Sin embargo, en estos textos, faltan ajustes de estilo, de gramática, de concepción y caracterización de personajes, que deberán irse efectuando. La lectura, el ejercicio, la exposición y sana apertura hacia la crítica son fundamentales en este aspecto.
“Esqueleto sin cabida” de Gabriel Velásquez nos ofrece experimentos surrealistas como la pieza: “Mi cadáver” (cuento ganador del premio “Manzana Dorada”, Fundación Ibis Erística, 2021, Guatemala), y esto es formidable, porque permite ciertos quiebres con las propensiones estilísticas del autor. La visión humanística de Gabriel sigue primando, situándonos ahora en un ámbito de osamentas que no saben ni siquiera de dónde vienen ni para dónde van; que ignoran su propia vida y su propia muerte; que no caben en ningún lugar, que no sea su infinita desolación.

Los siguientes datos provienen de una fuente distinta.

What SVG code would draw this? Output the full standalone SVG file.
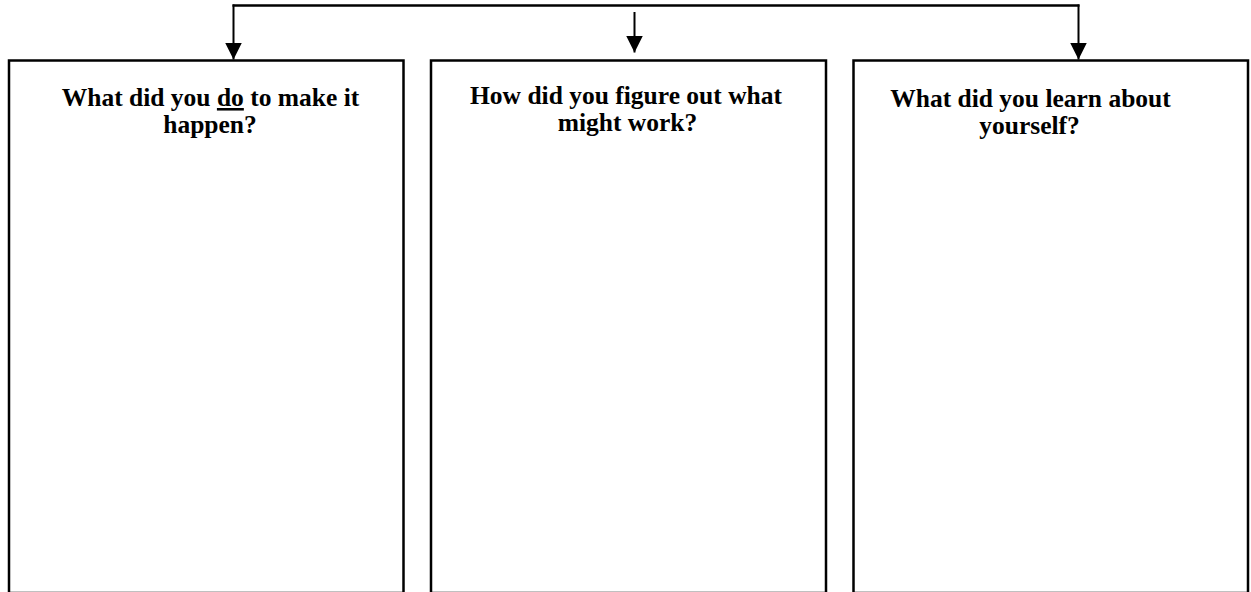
<svg xmlns="http://www.w3.org/2000/svg" width="1251" height="592" viewBox="0 0 1251 592">
  <style>
    .box { fill: #ffffff; stroke: #000000; stroke-width: 2.5; }
    .wire { fill: none; stroke: #000000; stroke-width: 2; }
    .bus { fill: none; stroke: #000000; stroke-width: 2.5; }
    .q { font-family: "Liberation Serif", "Times New Roman", serif; font-weight: bold; font-size: 25.5px; fill: #000000; text-anchor: middle; }
  </style>
  <defs>
    <!-- solid triangular head, tip at the end of the line -->
    <marker id="head" viewBox="0 0 17 17" refX="17" refY="8.5" markerWidth="17" markerHeight="17" markerUnits="userSpaceOnUse" orient="auto">
      <path d="M0,0 L17,8.5 L0,17 Z" fill="#000000"/>
    </marker>
  </defs>
  <rect width="1251" height="592" fill="#ffffff"/>

  <!-- connectors -->
  <g id="connectors">
    <path class="bus" d="M232.5,5.5 L1079.5,5.5"/>
    <path class="wire" d="M233.5,4.5 L233.5,59.5" marker-end="url(#head)"/>
    <path class="wire" d="M1078.5,4.5 L1078.5,59.5" marker-end="url(#head)"/>
    <path class="wire" d="M634.5,12 L634.5,52.5" marker-end="url(#head)"/>
  </g>

  <!-- question boxes (bottom edges run off the page) -->
  <g id="box-do">
    <rect class="box" x="9" y="60.5" width="394.5" height="532.5"/>
    <text class="q" x="210.5" y="106">What did you <tspan text-decoration="underline">do</tspan> to make it</text>
    <text class="q" x="210" y="132.5">happen?</text>
  </g>
  <g id="box-figure">
    <rect class="box" x="431" y="60.5" width="395" height="532.5"/>
    <text class="q" x="626" y="104">How did you figure out what</text>
    <text class="q" x="627.5" y="130.5">might work?</text>
  </g>
  <g id="box-learn">
    <rect class="box" x="853.5" y="60.5" width="394.5" height="532.5"/>
    <text class="q" x="1030.5" y="107">What did you learn about</text>
    <text class="q" x="1029.5" y="133.5">yourself?</text>
  </g>
</svg>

Por otra parte, en ocasiones, sus textos exigen más elaborados y efectivos cierres; y sus personajes claman por tener una voz más cercana a su identidad y condición, ya que, la voz y el tono culto del escritor los domina casi a todos por igual. Son las enmiendas que el tiempo, el trabajo incesante y los buenos autores deberán irle proporcionando.
Los libros, viejos y nuevos siempre nos hacen felices, encendiéndonos vivas primaveras en el alma. Un autor preferido de Gabriel es el uruguayo Juan Carlos Onetti (1909-1994), quien expresa en esta luminosa cita, lo que muchos vivimos al leer, al concluir un bello libro: “Sintió de improviso que era feliz; tan claramente, que casi se detuvo, como si su felicidad estuviera pasándole al lado, y él pudiera verla ágil y fina, cruzando la plaza con veloces pasos”.
Invito a los lectores, ávidos de conocer a nuestros escritores recientes, para que adquieran y lean “Esqueleto sin cabida” de Gabriel Velásquez; y felicito a su autor y a su editora por el lanzamiento de tan interesante obra.